There’s a specific kind of magic in smaller, high-pressure stadiums. Estadio Nuevo Los Cármenes represents a era of Spanish football where local identity still beats global branding. When you walk through those turnstiles, you aren't just a customer; you're part of a neighborhood's weekend ritual.
If you’re planning a visit, check the schedule early. Tickets for big games against the giants sell out fast, but you can usually snag a seat for a mid-table clash if you look a week in advance. Even if you aren't a die-hard football fan, the sheer energy of the place is worth the price of admission.

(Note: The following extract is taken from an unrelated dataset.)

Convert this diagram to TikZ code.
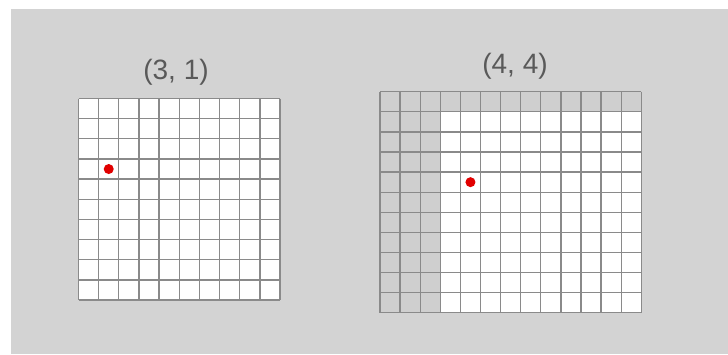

Practical Steps for Your Visit
- Check the Kick-off Time Twice: La Liga is notorious for changing game times at the last minute for TV rights. Don't book your train until the "fixed" schedule is released, usually three weeks out.
- Buy Tickets Directly: Use the official Granada CF website. Secondary markets in Spain are often sketchy and overpriced.
- Visit the Store: The official club shop is at the stadium. If you want a souvenir that isn't a plastic Alhambra model, a vintage-style Granada scarf is the way to go.
- Walk the Perimeter: Take ten minutes to walk all the way around the outside before heading in. It gives you a great sense of how the stadium fits into the local geography and the Zaidín community.
- Learn the Anthem: You don’t need to know every word, but knowing when to hum along to the "Himno del Granada" will earn you a lot of respect from the locals sitting next to you.